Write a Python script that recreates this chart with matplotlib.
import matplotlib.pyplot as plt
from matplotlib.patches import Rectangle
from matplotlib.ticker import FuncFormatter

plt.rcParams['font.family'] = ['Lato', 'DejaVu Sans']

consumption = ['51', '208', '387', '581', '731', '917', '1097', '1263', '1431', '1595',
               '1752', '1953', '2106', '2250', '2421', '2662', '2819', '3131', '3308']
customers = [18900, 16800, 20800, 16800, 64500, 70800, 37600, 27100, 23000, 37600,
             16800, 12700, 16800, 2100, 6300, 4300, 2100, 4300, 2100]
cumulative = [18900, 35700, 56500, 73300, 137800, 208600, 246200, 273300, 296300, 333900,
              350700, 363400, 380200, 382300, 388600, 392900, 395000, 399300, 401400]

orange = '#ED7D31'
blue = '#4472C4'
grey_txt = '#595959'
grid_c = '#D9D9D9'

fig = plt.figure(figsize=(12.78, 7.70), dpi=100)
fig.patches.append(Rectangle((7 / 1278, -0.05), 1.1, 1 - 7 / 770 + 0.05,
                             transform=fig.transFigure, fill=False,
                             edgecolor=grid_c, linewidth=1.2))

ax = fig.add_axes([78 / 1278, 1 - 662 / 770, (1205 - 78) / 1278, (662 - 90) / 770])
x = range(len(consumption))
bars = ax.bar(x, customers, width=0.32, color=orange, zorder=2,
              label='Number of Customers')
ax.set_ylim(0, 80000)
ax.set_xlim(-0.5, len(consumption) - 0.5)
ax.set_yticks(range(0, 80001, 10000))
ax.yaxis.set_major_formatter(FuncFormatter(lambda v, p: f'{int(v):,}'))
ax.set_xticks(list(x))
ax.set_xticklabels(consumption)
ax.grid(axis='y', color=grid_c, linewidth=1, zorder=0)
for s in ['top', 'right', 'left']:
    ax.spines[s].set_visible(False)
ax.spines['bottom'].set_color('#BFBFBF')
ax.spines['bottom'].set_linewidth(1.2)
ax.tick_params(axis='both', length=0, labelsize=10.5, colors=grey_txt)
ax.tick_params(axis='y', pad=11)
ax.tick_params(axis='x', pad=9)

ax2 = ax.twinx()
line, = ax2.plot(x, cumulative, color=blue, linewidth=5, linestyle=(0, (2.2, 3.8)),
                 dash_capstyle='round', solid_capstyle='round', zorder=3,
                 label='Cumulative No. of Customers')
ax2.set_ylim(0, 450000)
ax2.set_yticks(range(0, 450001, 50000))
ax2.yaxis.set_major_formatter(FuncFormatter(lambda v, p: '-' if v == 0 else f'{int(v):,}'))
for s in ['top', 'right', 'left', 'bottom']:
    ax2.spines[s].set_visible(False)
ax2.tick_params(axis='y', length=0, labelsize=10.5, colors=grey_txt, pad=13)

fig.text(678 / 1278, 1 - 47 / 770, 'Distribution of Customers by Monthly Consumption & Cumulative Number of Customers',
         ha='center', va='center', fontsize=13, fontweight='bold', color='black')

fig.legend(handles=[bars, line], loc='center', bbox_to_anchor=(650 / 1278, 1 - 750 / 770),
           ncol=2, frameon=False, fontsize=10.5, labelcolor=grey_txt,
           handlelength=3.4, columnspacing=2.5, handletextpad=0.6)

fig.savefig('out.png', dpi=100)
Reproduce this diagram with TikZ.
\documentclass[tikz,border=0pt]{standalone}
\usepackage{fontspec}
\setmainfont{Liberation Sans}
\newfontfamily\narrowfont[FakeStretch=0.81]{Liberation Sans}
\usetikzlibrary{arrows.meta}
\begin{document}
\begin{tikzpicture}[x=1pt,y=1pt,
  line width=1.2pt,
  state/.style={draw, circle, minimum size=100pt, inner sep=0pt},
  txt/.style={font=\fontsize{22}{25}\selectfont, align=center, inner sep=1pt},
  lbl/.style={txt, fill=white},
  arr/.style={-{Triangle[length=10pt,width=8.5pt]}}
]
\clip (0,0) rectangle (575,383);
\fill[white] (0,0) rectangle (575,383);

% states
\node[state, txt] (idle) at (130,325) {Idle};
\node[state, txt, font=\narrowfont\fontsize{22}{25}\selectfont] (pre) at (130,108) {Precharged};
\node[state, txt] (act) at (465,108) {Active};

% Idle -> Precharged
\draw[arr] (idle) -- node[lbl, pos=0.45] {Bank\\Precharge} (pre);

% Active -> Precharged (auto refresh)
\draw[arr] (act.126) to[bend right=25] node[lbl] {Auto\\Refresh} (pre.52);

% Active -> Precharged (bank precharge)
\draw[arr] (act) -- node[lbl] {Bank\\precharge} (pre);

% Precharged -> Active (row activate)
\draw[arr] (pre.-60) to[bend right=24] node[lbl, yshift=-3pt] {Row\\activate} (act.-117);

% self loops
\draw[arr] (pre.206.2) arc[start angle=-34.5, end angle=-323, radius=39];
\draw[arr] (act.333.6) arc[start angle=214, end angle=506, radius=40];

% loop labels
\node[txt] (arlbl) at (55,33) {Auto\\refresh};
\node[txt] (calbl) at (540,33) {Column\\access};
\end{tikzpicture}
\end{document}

* **PROBLEM**:
Copy out exactly the lines from the one with "Reproduce this diagram with TikZ." through the one with "txt] (act) at", counting both ends, and no other lines.

* **OUTPUT FOR THIS EXERCISE**:
Reproduce this diagram with TikZ.
\documentclass[tikz,border=0pt]{standalone}
\usepackage{fontspec}
\setmainfont{Liberation Sans}
\newfontfamily\narrowfont[FakeStretch=0.81]{Liberation Sans}
\usetikzlibrary{arrows.meta}
\begin{document}
\begin{tikzpicture}[x=1pt,y=1pt,
  line width=1.2pt,
  state/.style={draw, circle, minimum size=100pt, inner sep=0pt},
  txt/.style={font=\fontsize{22}{25}\selectfont, align=center, inner sep=1pt},
  lbl/.style={txt, fill=white},
  arr/.style={-{Triangle[length=10pt,width=8.5pt]}}
]
\clip (0,0) rectangle (575,383);
\fill[white] (0,0) rectangle (575,383);

% states
\node[state, txt] (idle) at (130,325) {Idle};
\node[state, txt, font=\narrowfont\fontsize{22}{25}\selectfont] (pre) at (130,108) {Precharged};
\node[state, txt] (act) at (465,108) {Active};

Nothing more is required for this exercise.